Demikian pula sesuatu yang bersih juga tidak otomatis suci. Seorang muslim yang
berhadats besar (misal karena haid atau berhubungan seksual) bisa saja tubuhnya
bersih sekali karena mandi dengan sabun anti kuman atau desinfektan. Tapi
selama dia tidak meniatkan mandi junub, dia tetaplah tidak suci alias masih
berhadas besar.
Walhasil, suci atau bersuci berkaitan dengan keyakinan seorang muslim, yang
sifatnya tidak universal. Maksudnya hanya menjadi pandangan khas di kalangan
umat Islam. Sedang bersih atau kebersihan berkaitan dengan fakta empiris yang
universal, yaitu diakui baik oleh umat Islam maupun umat non Islam.
Kembali ke masalah hadits di atas. Kesimpulannya, yang ada adalah hadits Nabi
SAW yang berarti ”Bersuci Adalah Sebagian Dari Iman”, dan bukan ” Kebersihan
Sebagian Dari Iman.”
Namun demikian, kalimat ” Kebersihan Sebagian Dari Iman” merupakan ungkapan
yang baik (Islami), karena didukung sebuah hadits yang menurut Imam Suyuthi
berstatus hasan, yakni sabda Nabi SAW :
”Sesungguhnya Allah Ta’ala adalah baik dan mencintai kebaikan, bersih dan mencintai
kebersihan, mulia dan mencintai kemuliaan, dermawan dan mencintai kedermawanan.

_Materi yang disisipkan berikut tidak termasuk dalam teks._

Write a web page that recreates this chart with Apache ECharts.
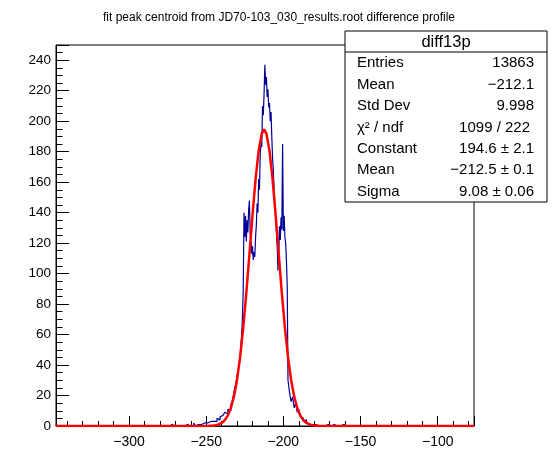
<!DOCTYPE html>
<html>
<head>
<meta charset="utf-8">
<title>diff13p</title>
<script src="https://cdn.jsdelivr.net/npm/echarts@6/dist/echarts.min.js"></script>
<style>
  html, body { margin: 0; padding: 0; background: #fff; }
  #main { width: 558px; height: 474px; }
</style>
</head>
<body>
<div id="main"></div>
<script>
// axis range of the histogram
var xMin = -347.3;
var xMax = -76.5;

// left flank, 1 unit bins from -254
var leftStart = -254;
var leftCounts = [
  1, 0, 2, 1, 2, 1, 3, 2, 3, 4,        // -254 .. -245
  3, 5, 4, 6, 7, 6, 9, 8, 11, 10,      // -244 .. -235
  14, 17, 22, 27, 33, 38, 46           // -234 .. -228
];

// peak, half unit bins from -227
var peakStart = -227;
var peakCounts = [
  60, 72, 89, 140, 124, 138, 121, 135, 127, 142,    // -227 .. -222.5
  148, 126, 121, 113, 118, 109, 114, 111, 124, 132, // -222 .. -217.5
  146, 140, 162, 155, 178, 186, 183, 210, 204, 218, // -217 .. -212.5
  237, 224, 229, 216, 221, 209, 212, 200, 206, 190, // -212 .. -207.5
  176, 168, 155, 146, 138, 128, 118, 102, 112, 131, // -207 .. -202.5
  122, 137, 129, 185, 128, 138, 124, 120, 108, 92   // -202 .. -197.5
];

// right flank, 1 unit bins from -197
var rightStart = -197;
var rightCounts = [
  30, 22, 16, 19, 12, 15, 9, 11, 6, 5, // -197 .. -188
  3, 4, 2, 1, 2, 1, 0, 1               // -187 .. -180
];

// scattered entries in the far tails
var tailBinLo = [-282, -273, -270, -268, -263, -260, -258, -256, -255, -179, -177, -175, -172, -168, -165, -162, -107];
var tailCounts = [1, 1, 1, 1, 1, 1, 2, 1, 2, 1, 1, 1, 1, 1, 1, 1, 1];

// gaussian fit curve as drawn
var fitX = [-347.3, -252, -248, -246, -244, -242, -240, -238, -236, -234, -232, -230, -228, -226, -224, -222, -220, -218, -216, -214,
  -212.5, -211, -209, -207, -205, -203, -201, -199, -197, -195, -193, -191, -189, -187, -185, -183, -181, -179, -177, -173, -76.5];
var fitY = [0, 0.02, 0.09, 0.22, 0.47, 1.0, 2.0, 3.8, 6.8, 11.8, 19.4, 30.4, 45.3, 64.5, 87.3, 112.6, 138.4, 162, 180.7, 191.9,
  194.6, 191.9, 180.7, 162, 138.4, 112.6, 87.3, 64.5, 45.3, 30.4, 19.4, 11.8, 6.8, 3.8, 2.0, 1.0, 0.47, 0.22, 0.09, 0.02, 0];

// stats box
var statsTitle = 'diff13p';
var statsNames = ['Entries', 'Mean', 'Std Dev', 'χ² / ndf', 'Constant', 'Mean', 'Sigma'];
var statsValues = ['13863', '\u2212212.1', '9.998', '1099 / 222', '194.6 ± 2.1', '\u2212212.5 ± 0.1', '9.08 ± 0.06'];

var chartTitle = 'fit peak centroid from JD70-103_030_results.root difference profile';

(function(){

  init();

  function init(){
    var myChart = echarts.init(document.getElementById('main'), null, {renderer: 'canvas'});
    myChart.setOption(buildOption());
  }

  // histogram as a stepped line, one point per bin low edge
  function histData(){
    var tails = {};
    var i, b;
    for (i = 0; i < tailBinLo.length; i++) {
      tails[tailBinLo[i]] = tailCounts[i];
    }
    var data = [[xMin, 0]];
    for (b = Math.ceil(xMin); b < leftStart; b++) {
      data.push([b, tails[b] || 0]);
    }
    for (i = 0; i < leftCounts.length; i++) {
      data.push([leftStart + i, leftCounts[i]]);
    }
    for (i = 0; i < peakCounts.length; i++) {
      data.push([peakStart + i * 0.5, peakCounts[i]]);
    }
    for (i = 0; i < rightCounts.length; i++) {
      data.push([rightStart + i, rightCounts[i]]);
    }
    for (b = rightStart + rightCounts.length; b < Math.floor(xMax); b++) {
      data.push([b, tails[b] || 0]);
    }
    data.push([xMax, 0]);
    return data;
  }

  function fitData(){
    var data = [];
    for (var i = 0; i < fitX.length; i++) {
      data.push([fitX[i], fitY[i]]);
    }
    return data;
  }

  function statsGraphics(){
    var font = 'Liberation Sans, Arial, sans-serif';
    var left = 345, top = 31, width = 202, height = 171;
    var headH = 21;
    var rowH = (height - headH) / statsNames.length;
    var els = [
      {type: 'rect', z: 100, shape: {x: left, y: top, width: width, height: height},
        style: {fill: '#fff', stroke: '#000', lineWidth: 1}},
      {type: 'line', z: 101, shape: {x1: left, y1: top + headH, x2: left + width, y2: top + headH},
        style: {stroke: '#000', lineWidth: 1}},
      {type: 'text', z: 102, x: left + width / 2, y: top + headH / 2 + 1,
        style: {text: statsTitle, font: '16.5px ' + font, fill: '#000', align: 'center', verticalAlign: 'middle'}}
    ];
    for (var i = 0; i < statsNames.length; i++) {
      var cy = top + headH + rowH * (i + 0.5) + 0.5;
      els.push({type: 'text', z: 102, x: 357, y: cy,
        style: {text: statsNames[i], font: '15px ' + font, fill: '#000', align: 'left', verticalAlign: 'middle'}});
      els.push({type: 'text', z: 102, x: (i === 3 ? 530 : 534), y: cy,
        style: {text: statsValues[i], font: '15px ' + font, fill: '#000', align: 'right', verticalAlign: 'middle'}});
    }
    return els;
  }

  function buildOption(){
    var font = 'Liberation Sans, Arial, sans-serif';
    return {
      animation: false,
      backgroundColor: '#fff',
      title: {
        text: chartTitle,
        left: 'center',
        top: 7,
        textStyle: {fontFamily: font, fontSize: 12, fontWeight: 'normal', color: '#000'}
      },
      grid: {
        left: 56, right: 84, top: 45, bottom: 48,
        show: true, borderColor: '#000', borderWidth: 1, backgroundColor: 'transparent'
      },
      xAxis: {
        type: 'value',
        min: xMin,
        max: xMax,
        splitNumber: 5,
        splitLine: {show: false},
        axisLine: {onZero: false, lineStyle: {color: '#000', width: 1}},
        axisTick: {inside: true, length: 10, lineStyle: {color: '#000'}},
        minorTick: {show: true, splitNumber: 5, length: 5, lineStyle: {color: '#000'}},
        axisLabel: {
          showMinLabel: false, showMaxLabel: false, margin: 9,
          fontFamily: font, fontSize: 14, color: '#000',
          formatter: function(v){ return String(v).replace('-', '\u2212'); }
        }
      },
      yAxis: {
        type: 'value',
        min: 0,
        max: 250,
        interval: 20,
        splitLine: {show: false},
        axisLine: {show: true, lineStyle: {color: '#000', width: 1}},
        axisTick: {show: true, inside: true, length: 13, lineStyle: {color: '#000'}},
        minorTick: {show: true, splitNumber: 4, length: 6.5, lineStyle: {color: '#000'}},
        axisLabel: {showMaxLabel: false, margin: 5, fontFamily: font, fontSize: 13.5, color: '#000'}
      },
      series: [
        {
          name: 'diff13p',
          type: 'line',
          step: 'end',
          symbol: 'none',
          data: histData(),
          lineStyle: {color: '#000099', width: 1.2}
        },
        {
          name: 'fit',
          type: 'line',
          symbol: 'none',
          data: fitData(),
          lineStyle: {color: '#ff0000', width: 2.5}
        }
      ],
      graphic: statsGraphics()
    };
  }

})();
</script>
</body>
</html>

Maka bersihkanlah halaman rumahmu dan janganlah kamu menyerupai orang
Yahudi.” (HR. Tirmidzi) (Lihat Imam As-Suyuthi, Al-Jami’ Ash-Shaghir,
I/70; Muhammad Faiz Almath, 1100 Hadits Terpilih, [Jakarta : GIP], cetakan
keenam, 1993, hal. 311).
Hadits di atas menunjukkan bahwa kebersihan (an-nazhafah) merupakan sesuatu
yang dicintai Allah SWT. Maka dari itu ungkapan ” Kebersihan Sebagian Dari
Iman” kami katakan sebagai ungkapan yang baik atau Islami karena ada dasarnya
dalam Islam yaitu hadits riwayat Tirmidzi di atas. Ungkapan itu dapat diberi
arti, bahwa menjaga kebersihan segala sesuatu merupakan bukti atau buah
keimanan seorang muslim, karena dia telah beriman bahwa Allah SWT adalah Dzat
Yang Mahabersih (nazhiif). Wallahu a’lam.